(Given instruction) Return the full material exactly.

** start Source data **

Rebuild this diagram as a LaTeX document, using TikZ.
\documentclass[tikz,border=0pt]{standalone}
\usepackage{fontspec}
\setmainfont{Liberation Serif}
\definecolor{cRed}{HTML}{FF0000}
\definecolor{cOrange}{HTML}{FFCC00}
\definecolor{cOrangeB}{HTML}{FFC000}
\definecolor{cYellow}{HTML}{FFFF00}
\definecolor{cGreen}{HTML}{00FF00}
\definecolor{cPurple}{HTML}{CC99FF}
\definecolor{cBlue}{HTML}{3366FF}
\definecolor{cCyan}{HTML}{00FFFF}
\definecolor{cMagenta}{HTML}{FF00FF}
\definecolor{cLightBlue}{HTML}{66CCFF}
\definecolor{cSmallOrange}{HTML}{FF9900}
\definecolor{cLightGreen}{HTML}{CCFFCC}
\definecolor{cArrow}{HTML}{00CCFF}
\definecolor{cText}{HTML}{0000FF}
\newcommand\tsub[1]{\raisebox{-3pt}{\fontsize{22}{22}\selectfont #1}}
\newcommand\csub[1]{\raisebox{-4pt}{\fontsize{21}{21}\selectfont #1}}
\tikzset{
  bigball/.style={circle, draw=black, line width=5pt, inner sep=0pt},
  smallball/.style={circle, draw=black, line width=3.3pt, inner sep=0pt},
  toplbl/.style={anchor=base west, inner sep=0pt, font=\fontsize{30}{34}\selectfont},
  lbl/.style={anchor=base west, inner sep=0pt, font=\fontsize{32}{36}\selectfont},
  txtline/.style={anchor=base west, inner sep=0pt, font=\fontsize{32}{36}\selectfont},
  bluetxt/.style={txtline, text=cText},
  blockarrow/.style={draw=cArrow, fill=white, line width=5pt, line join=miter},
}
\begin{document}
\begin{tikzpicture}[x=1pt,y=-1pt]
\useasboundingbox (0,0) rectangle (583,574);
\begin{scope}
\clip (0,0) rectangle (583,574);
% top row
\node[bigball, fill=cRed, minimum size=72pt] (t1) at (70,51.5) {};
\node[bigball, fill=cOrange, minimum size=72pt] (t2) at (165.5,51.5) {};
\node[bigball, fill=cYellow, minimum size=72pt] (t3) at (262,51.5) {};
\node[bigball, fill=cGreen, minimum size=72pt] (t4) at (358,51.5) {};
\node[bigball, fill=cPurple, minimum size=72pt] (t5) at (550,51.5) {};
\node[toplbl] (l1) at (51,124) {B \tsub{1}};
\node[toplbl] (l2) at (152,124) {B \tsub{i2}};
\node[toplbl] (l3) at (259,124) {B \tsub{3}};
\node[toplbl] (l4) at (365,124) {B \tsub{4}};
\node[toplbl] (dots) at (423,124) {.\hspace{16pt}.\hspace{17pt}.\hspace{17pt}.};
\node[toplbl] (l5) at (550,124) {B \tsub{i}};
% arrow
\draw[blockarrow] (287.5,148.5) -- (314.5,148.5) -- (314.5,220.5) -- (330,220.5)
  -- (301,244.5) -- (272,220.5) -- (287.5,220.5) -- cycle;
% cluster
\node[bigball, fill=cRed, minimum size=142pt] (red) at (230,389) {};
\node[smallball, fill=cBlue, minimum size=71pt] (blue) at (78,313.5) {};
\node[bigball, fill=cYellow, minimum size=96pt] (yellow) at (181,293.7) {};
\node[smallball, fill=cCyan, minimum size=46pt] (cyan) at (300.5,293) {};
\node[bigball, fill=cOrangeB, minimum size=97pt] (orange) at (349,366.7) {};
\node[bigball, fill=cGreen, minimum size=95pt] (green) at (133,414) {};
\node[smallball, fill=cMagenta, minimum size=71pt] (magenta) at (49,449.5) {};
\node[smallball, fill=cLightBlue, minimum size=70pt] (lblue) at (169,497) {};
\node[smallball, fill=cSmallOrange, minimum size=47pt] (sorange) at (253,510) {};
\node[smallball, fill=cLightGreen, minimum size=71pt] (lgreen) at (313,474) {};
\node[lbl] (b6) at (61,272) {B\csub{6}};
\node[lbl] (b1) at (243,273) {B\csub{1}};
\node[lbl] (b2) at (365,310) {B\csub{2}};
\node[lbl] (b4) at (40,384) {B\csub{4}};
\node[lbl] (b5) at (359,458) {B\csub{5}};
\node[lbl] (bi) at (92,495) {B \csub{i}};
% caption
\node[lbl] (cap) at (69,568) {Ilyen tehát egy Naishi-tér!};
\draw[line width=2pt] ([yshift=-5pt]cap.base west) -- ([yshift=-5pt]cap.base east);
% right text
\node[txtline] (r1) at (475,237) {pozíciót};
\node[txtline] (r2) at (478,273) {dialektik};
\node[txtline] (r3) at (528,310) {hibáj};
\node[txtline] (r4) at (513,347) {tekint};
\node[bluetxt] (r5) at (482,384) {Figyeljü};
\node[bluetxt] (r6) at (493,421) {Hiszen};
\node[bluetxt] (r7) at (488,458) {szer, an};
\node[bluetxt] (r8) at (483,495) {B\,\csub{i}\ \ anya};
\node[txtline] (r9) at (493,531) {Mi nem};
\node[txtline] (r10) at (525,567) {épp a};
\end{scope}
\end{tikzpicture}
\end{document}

** end Source data **

(The answer)
Rebuild this diagram as a LaTeX document, using TikZ.
\documentclass[tikz,border=0pt]{standalone}
\usepackage{fontspec}
\setmainfont{Liberation Serif}
\definecolor{cRed}{HTML}{FF0000}
\definecolor{cOrange}{HTML}{FFCC00}
\definecolor{cOrangeB}{HTML}{FFC000}
\definecolor{cYellow}{HTML}{FFFF00}
\definecolor{cGreen}{HTML}{00FF00}
\definecolor{cPurple}{HTML}{CC99FF}
\definecolor{cBlue}{HTML}{3366FF}
\definecolor{cCyan}{HTML}{00FFFF}
\definecolor{cMagenta}{HTML}{FF00FF}
\definecolor{cLightBlue}{HTML}{66CCFF}
\definecolor{cSmallOrange}{HTML}{FF9900}
\definecolor{cLightGreen}{HTML}{CCFFCC}
\definecolor{cArrow}{HTML}{00CCFF}
\definecolor{cText}{HTML}{0000FF}
\newcommand\tsub[1]{\raisebox{-3pt}{\fontsize{22}{22}\selectfont #1}}
\newcommand\csub[1]{\raisebox{-4pt}{\fontsize{21}{21}\selectfont #1}}
\tikzset{
  bigball/.style={circle, draw=black, line width=5pt, inner sep=0pt},
  smallball/.style={circle, draw=black, line width=3.3pt, inner sep=0pt},
  toplbl/.style={anchor=base west, inner sep=0pt, font=\fontsize{30}{34}\selectfont},
  lbl/.style={anchor=base west, inner sep=0pt, font=\fontsize{32}{36}\selectfont},
  txtline/.style={anchor=base west, inner sep=0pt, font=\fontsize{32}{36}\selectfont},
  bluetxt/.style={txtline, text=cText},
  blockarrow/.style={draw=cArrow, fill=white, line width=5pt, line join=miter},
}
\begin{document}
\begin{tikzpicture}[x=1pt,y=-1pt]
\useasboundingbox (0,0) rectangle (583,574);
\begin{scope}
\clip (0,0) rectangle (583,574);
% top row
\node[bigball, fill=cRed, minimum size=72pt] (t1) at (70,51.5) {};
\node[bigball, fill=cOrange, minimum size=72pt] (t2) at (165.5,51.5) {};
\node[bigball, fill=cYellow, minimum size=72pt] (t3) at (262,51.5) {};
\node[bigball, fill=cGreen, minimum size=72pt] (t4) at (358,51.5) {};
\node[bigball, fill=cPurple, minimum size=72pt] (t5) at (550,51.5) {};
\node[toplbl] (l1) at (51,124) {B \tsub{1}};
\node[toplbl] (l2) at (152,124) {B \tsub{i2}};
\node[toplbl] (l3) at (259,124) {B \tsub{3}};
\node[toplbl] (l4) at (365,124) {B \tsub{4}};
\node[toplbl] (dots) at (423,124) {.\hspace{16pt}.\hspace{17pt}.\hspace{17pt}.};
\node[toplbl] (l5) at (550,124) {B \tsub{i}};
% arrow
\draw[blockarrow] (287.5,148.5) -- (314.5,148.5) -- (314.5,220.5) -- (330,220.5)
  -- (301,244.5) -- (272,220.5) -- (287.5,220.5) -- cycle;
% cluster
\node[bigball, fill=cRed, minimum size=142pt] (red) at (230,389) {};
\node[smallball, fill=cBlue, minimum size=71pt] (blue) at (78,313.5) {};
\node[bigball, fill=cYellow, minimum size=96pt] (yellow) at (181,293.7) {};
\node[smallball, fill=cCyan, minimum size=46pt] (cyan) at (300.5,293) {};
\node[bigball, fill=cOrangeB, minimum size=97pt] (orange) at (349,366.7) {};
\node[bigball, fill=cGreen, minimum size=95pt] (green) at (133,414) {};
\node[smallball, fill=cMagenta, minimum size=71pt] (magenta) at (49,449.5) {};
\node[smallball, fill=cLightBlue, minimum size=70pt] (lblue) at (169,497) {};
\node[smallball, fill=cSmallOrange, minimum size=47pt] (sorange) at (253,510) {};
\node[smallball, fill=cLightGreen, minimum size=71pt] (lgreen) at (313,474) {};
\node[lbl] (b6) at (61,272) {B\csub{6}};
\node[lbl] (b1) at (243,273) {B\csub{1}};
\node[lbl] (b2) at (365,310) {B\csub{2}};
\node[lbl] (b4) at (40,384) {B\csub{4}};
\node[lbl] (b5) at (359,458) {B\csub{5}};
\node[lbl] (bi) at (92,495) {B \csub{i}};
% caption
\node[lbl] (cap) at (69,568) {Ilyen tehát egy Naishi-tér!};
\draw[line width=2pt] ([yshift=-5pt]cap.base west) -- ([yshift=-5pt]cap.base east);
% right text
\node[txtline] (r1) at (475,237) {pozíciót};
\node[txtline] (r2) at (478,273) {dialektik};
\node[txtline] (r3) at (528,310) {hibáj};
\node[txtline] (r4) at (513,347) {tekint};
\node[bluetxt] (r5) at (482,384) {Figyeljü};
\node[bluetxt] (r6) at (493,421) {Hiszen};
\node[bluetxt] (r7) at (488,458) {szer, an};
\node[bluetxt] (r8) at (483,495) {B\,\csub{i}\ \ anya};
\node[txtline] (r9) at (493,531) {Mi nem};
\node[txtline] (r10) at (525,567) {épp a};
\end{scope}
\end{tikzpicture}
\end{document}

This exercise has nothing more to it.